> _PROBLEM REQUIREMENTS_: Exactly retype the lines from the top of the data through the line containing "93.3, 94.9, 95.9, 100];", leaving out every picture.

> _SUPPLIED DATA_:
== == ==

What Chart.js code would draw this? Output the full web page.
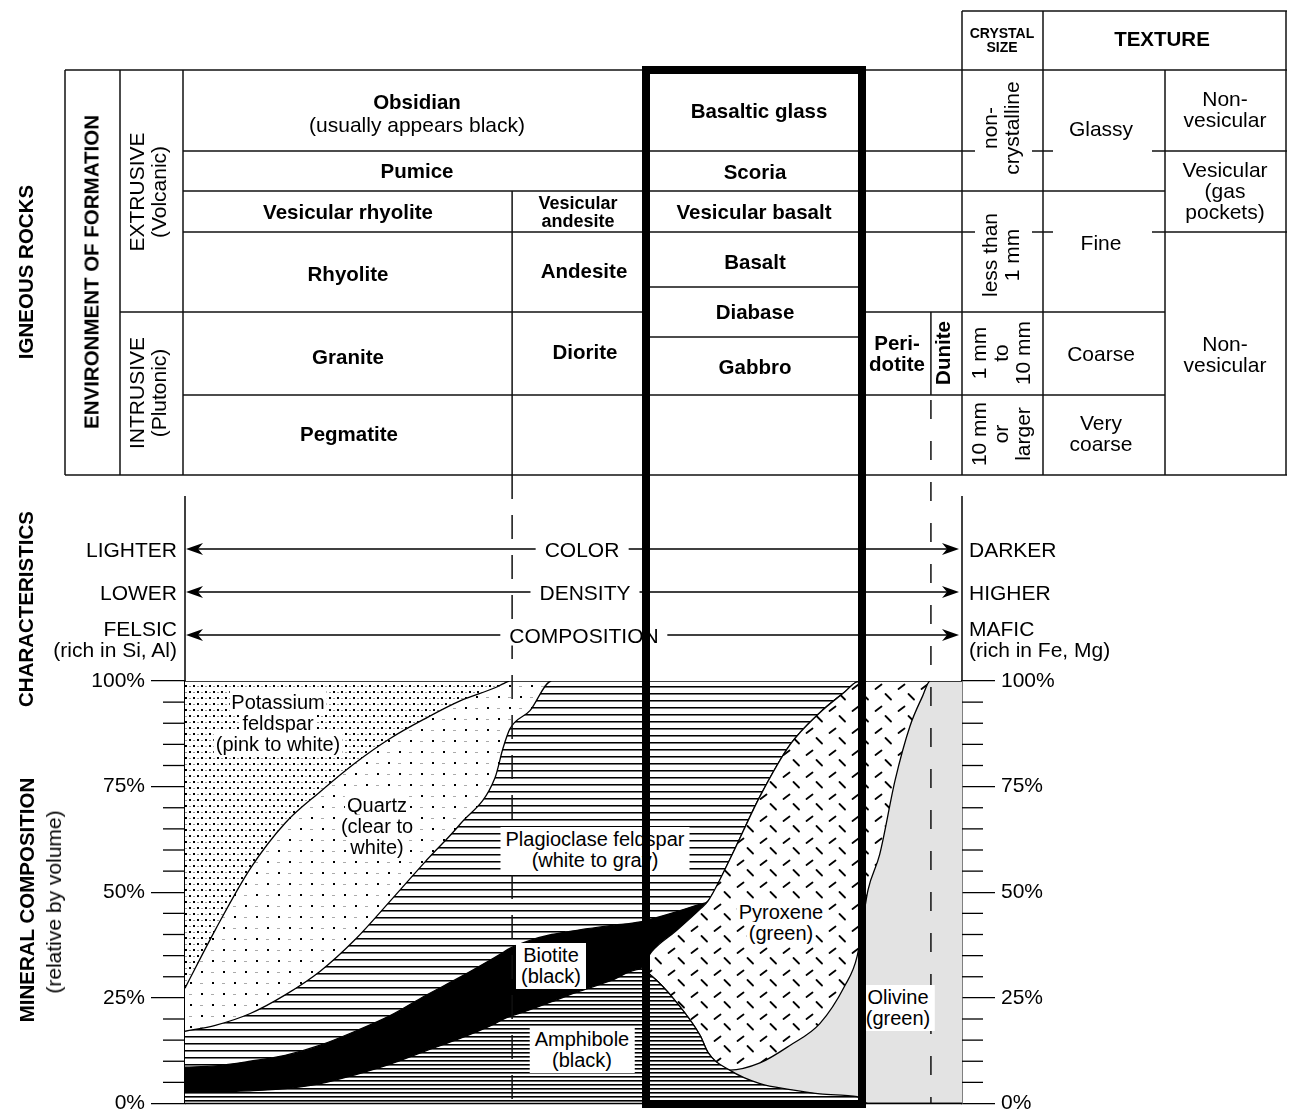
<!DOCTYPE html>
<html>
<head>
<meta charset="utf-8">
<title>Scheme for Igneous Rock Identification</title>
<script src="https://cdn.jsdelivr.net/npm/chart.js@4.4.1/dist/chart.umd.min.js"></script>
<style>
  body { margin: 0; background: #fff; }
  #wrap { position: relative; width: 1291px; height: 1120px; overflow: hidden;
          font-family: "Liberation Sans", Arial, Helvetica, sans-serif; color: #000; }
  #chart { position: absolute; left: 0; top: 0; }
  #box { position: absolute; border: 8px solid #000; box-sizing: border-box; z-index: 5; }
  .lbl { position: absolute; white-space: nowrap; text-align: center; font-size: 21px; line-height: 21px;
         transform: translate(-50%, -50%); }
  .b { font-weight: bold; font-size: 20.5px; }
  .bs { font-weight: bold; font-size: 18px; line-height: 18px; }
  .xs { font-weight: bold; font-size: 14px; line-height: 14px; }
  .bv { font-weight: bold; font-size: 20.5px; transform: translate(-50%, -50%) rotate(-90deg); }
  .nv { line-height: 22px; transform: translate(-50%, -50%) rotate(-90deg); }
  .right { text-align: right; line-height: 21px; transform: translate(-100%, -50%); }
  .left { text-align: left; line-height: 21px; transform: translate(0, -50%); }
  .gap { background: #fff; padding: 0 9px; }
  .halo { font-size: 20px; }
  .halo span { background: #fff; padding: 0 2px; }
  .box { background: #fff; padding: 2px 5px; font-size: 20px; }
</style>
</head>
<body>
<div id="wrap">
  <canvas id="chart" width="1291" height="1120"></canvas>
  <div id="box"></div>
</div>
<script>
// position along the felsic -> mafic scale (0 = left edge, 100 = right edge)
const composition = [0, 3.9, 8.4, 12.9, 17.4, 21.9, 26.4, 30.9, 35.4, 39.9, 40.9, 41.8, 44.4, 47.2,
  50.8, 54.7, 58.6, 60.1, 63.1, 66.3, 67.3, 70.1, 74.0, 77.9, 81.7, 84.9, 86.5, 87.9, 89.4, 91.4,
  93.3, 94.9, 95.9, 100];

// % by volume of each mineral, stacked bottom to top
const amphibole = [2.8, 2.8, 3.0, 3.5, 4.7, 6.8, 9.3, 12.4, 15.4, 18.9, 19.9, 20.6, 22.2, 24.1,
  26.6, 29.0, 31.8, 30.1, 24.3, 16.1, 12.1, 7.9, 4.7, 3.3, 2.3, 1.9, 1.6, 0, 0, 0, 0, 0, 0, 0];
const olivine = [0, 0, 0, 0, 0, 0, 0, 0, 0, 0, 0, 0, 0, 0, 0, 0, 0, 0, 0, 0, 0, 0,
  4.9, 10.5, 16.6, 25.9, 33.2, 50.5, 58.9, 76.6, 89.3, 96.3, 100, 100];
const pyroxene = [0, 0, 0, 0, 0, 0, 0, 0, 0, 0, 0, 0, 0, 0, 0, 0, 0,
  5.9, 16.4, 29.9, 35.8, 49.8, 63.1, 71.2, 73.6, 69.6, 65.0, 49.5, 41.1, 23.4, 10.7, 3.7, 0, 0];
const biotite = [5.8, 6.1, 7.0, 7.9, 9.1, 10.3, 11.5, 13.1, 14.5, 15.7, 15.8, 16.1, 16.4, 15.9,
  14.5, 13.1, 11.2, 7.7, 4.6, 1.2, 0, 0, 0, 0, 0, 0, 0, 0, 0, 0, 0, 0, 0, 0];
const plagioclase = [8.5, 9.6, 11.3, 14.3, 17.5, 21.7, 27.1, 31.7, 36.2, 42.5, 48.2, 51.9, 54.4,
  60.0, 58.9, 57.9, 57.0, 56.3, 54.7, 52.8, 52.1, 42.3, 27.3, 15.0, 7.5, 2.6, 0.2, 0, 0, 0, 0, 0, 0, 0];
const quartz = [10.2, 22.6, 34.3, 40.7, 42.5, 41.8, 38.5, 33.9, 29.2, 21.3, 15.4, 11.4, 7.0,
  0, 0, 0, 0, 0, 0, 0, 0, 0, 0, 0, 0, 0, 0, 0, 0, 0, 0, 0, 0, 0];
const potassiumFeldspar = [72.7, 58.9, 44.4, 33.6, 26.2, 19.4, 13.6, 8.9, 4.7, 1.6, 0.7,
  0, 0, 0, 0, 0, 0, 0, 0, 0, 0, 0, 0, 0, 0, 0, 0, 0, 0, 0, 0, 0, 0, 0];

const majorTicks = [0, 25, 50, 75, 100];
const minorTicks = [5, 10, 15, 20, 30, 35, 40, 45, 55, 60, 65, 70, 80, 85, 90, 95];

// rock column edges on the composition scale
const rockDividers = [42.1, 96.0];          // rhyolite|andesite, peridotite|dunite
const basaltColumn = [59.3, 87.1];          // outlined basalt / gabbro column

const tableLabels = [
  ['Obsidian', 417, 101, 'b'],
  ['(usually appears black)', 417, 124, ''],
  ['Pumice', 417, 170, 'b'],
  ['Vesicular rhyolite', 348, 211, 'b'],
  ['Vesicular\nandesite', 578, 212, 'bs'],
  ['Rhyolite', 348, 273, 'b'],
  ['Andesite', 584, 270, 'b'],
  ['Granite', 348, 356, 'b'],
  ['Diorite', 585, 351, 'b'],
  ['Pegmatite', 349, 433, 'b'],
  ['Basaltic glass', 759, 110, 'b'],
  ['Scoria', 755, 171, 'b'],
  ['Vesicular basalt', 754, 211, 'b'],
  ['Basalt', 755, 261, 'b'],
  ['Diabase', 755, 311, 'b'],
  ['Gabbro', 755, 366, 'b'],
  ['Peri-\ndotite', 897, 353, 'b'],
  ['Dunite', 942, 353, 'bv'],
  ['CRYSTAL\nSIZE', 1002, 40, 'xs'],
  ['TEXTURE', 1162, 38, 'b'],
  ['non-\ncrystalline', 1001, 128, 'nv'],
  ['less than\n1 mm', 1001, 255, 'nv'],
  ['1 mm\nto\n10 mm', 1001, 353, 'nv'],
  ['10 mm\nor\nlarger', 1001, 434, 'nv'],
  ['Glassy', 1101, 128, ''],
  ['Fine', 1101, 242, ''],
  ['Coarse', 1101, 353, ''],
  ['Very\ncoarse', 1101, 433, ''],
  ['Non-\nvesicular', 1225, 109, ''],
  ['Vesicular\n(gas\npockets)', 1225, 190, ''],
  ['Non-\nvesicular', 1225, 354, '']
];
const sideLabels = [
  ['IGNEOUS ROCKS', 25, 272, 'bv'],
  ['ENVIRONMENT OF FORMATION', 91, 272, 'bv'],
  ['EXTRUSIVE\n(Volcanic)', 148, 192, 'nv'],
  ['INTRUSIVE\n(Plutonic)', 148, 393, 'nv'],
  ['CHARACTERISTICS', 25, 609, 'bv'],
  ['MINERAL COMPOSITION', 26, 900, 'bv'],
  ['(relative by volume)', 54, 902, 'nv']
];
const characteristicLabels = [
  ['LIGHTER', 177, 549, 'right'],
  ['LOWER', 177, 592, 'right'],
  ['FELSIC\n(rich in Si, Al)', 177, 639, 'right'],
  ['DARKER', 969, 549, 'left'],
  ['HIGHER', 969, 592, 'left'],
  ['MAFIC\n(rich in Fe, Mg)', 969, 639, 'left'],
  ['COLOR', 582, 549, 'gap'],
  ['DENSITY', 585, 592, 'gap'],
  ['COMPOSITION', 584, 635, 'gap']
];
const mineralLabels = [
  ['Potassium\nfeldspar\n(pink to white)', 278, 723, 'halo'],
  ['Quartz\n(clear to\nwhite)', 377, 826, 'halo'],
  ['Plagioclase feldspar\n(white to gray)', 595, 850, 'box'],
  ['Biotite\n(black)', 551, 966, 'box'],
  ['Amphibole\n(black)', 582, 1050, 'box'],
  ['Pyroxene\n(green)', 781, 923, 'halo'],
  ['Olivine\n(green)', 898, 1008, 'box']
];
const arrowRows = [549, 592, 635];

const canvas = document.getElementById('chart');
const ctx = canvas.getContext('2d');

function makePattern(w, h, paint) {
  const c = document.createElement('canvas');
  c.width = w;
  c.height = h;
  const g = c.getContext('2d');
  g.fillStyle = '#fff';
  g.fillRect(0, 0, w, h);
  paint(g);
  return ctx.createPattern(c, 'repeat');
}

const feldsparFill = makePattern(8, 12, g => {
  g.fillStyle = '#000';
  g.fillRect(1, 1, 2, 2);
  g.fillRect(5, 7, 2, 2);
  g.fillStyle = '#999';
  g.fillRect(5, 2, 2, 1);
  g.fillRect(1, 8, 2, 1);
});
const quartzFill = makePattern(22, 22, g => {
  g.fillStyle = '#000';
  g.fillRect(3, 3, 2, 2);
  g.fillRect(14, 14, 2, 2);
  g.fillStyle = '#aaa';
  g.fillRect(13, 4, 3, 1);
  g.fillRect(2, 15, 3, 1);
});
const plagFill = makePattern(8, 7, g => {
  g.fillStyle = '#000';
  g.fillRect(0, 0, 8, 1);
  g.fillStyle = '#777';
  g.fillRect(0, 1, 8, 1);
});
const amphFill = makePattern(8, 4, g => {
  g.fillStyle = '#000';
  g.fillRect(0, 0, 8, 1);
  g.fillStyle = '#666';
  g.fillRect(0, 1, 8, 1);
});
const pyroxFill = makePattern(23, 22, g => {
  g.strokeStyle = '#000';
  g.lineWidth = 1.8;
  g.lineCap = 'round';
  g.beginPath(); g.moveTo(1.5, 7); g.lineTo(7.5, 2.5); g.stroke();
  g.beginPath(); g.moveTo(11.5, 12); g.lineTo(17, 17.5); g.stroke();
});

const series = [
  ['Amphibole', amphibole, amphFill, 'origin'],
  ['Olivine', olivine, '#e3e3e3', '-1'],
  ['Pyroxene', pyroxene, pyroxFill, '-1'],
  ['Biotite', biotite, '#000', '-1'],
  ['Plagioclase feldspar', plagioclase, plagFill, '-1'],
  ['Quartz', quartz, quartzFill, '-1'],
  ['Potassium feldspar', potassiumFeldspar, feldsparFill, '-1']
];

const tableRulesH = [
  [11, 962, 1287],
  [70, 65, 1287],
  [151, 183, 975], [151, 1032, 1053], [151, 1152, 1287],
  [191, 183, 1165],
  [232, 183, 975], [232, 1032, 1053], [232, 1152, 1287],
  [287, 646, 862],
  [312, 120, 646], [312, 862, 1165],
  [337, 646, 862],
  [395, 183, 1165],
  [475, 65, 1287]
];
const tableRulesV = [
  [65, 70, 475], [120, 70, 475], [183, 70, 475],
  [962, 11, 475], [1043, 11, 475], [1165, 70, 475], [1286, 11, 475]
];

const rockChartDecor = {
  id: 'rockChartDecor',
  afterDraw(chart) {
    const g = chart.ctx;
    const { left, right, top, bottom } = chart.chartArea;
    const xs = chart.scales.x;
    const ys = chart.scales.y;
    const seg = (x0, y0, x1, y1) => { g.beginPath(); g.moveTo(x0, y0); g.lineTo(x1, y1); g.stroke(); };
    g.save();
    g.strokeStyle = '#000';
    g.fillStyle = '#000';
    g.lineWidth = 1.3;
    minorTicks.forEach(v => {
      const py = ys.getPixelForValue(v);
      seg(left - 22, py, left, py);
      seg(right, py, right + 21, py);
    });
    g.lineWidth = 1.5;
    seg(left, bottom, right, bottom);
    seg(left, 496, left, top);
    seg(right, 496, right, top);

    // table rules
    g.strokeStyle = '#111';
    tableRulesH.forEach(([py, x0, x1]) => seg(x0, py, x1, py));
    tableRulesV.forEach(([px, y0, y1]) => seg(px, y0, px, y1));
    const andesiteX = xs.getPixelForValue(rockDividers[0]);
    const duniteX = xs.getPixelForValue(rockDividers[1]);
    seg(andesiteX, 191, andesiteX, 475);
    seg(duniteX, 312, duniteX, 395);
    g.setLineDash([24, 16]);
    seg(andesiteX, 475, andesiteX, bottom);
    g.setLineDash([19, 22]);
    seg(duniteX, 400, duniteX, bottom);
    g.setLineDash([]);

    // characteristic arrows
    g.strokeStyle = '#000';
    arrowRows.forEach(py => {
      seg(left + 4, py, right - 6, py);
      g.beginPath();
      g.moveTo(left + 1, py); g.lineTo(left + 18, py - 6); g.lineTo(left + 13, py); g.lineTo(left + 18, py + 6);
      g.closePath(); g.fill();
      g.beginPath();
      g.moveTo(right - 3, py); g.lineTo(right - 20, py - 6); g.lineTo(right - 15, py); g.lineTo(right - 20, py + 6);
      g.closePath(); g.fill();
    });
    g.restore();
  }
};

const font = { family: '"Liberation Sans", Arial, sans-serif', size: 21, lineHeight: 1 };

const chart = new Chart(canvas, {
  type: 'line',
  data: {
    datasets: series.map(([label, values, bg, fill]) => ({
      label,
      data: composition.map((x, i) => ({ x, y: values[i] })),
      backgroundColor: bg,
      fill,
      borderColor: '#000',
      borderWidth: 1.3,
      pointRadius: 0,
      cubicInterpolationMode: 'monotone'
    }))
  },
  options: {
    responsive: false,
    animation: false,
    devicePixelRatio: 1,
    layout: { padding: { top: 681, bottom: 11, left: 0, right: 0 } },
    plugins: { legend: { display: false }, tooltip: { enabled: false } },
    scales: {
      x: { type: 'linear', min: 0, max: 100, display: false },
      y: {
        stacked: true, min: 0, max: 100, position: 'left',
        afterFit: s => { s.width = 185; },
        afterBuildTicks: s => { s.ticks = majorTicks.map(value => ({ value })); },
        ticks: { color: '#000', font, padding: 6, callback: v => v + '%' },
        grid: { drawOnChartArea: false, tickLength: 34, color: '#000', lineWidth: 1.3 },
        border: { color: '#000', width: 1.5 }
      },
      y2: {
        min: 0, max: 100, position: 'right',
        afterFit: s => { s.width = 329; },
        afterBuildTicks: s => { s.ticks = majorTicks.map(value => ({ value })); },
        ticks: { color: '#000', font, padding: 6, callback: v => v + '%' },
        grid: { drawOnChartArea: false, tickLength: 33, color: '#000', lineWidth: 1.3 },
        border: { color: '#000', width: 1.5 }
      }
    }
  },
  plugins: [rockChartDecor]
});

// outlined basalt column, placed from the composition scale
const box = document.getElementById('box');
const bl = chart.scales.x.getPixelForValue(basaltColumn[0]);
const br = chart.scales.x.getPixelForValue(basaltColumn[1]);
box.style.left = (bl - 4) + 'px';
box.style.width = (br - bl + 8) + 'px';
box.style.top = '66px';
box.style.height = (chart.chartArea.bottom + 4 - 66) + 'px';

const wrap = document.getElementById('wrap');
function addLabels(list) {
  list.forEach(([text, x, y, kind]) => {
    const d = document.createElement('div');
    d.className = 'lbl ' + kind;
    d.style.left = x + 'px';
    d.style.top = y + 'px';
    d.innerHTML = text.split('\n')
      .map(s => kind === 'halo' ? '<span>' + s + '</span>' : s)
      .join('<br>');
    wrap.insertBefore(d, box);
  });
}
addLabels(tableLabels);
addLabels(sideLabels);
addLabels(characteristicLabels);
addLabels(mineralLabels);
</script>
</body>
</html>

== == ==

> _OUTPUT OF THE TASK_:
What Chart.js code would draw this? Output the full web page.
<!DOCTYPE html>
<html>
<head>
<meta charset="utf-8">
<title>Scheme for Igneous Rock Identification</title>
<script src="https://cdn.jsdelivr.net/npm/chart.js@4.4.1/dist/chart.umd.min.js"></script>
<style>
  body { margin: 0; background: #fff; }
  #wrap { position: relative; width: 1291px; height: 1120px; overflow: hidden;
          font-family: "Liberation Sans", Arial, Helvetica, sans-serif; color: #000; }
  #chart { position: absolute; left: 0; top: 0; }
  #box { position: absolute; border: 8px solid #000; box-sizing: border-box; z-index: 5; }
  .lbl { position: absolute; white-space: nowrap; text-align: center; font-size: 21px; line-height: 21px;
         transform: translate(-50%, -50%); }
  .b { font-weight: bold; font-size: 20.5px; }
  .bs { font-weight: bold; font-size: 18px; line-height: 18px; }
  .xs { font-weight: bold; font-size: 14px; line-height: 14px; }
  .bv { font-weight: bold; font-size: 20.5px; transform: translate(-50%, -50%) rotate(-90deg); }
  .nv { line-height: 22px; transform: translate(-50%, -50%) rotate(-90deg); }
  .right { text-align: right; line-height: 21px; transform: translate(-100%, -50%); }
  .left { text-align: left; line-height: 21px; transform: translate(0, -50%); }
  .gap { background: #fff; padding: 0 9px; }
  .halo { font-size: 20px; }
  .halo span { background: #fff; padding: 0 2px; }
  .box { background: #fff; padding: 2px 5px; font-size: 20px; }
</style>
</head>
<body>
<div id="wrap">
  <canvas id="chart" width="1291" height="1120"></canvas>
  <div id="box"></div>
</div>
<script>
// position along the felsic -> mafic scale (0 = left edge, 100 = right edge)
const composition = [0, 3.9, 8.4, 12.9, 17.4, 21.9, 26.4, 30.9, 35.4, 39.9, 40.9, 41.8, 44.4, 47.2,
  50.8, 54.7, 58.6, 60.1, 63.1, 66.3, 67.3, 70.1, 74.0, 77.9, 81.7, 84.9, 86.5, 87.9, 89.4, 91.4,
  93.3, 94.9, 95.9, 100];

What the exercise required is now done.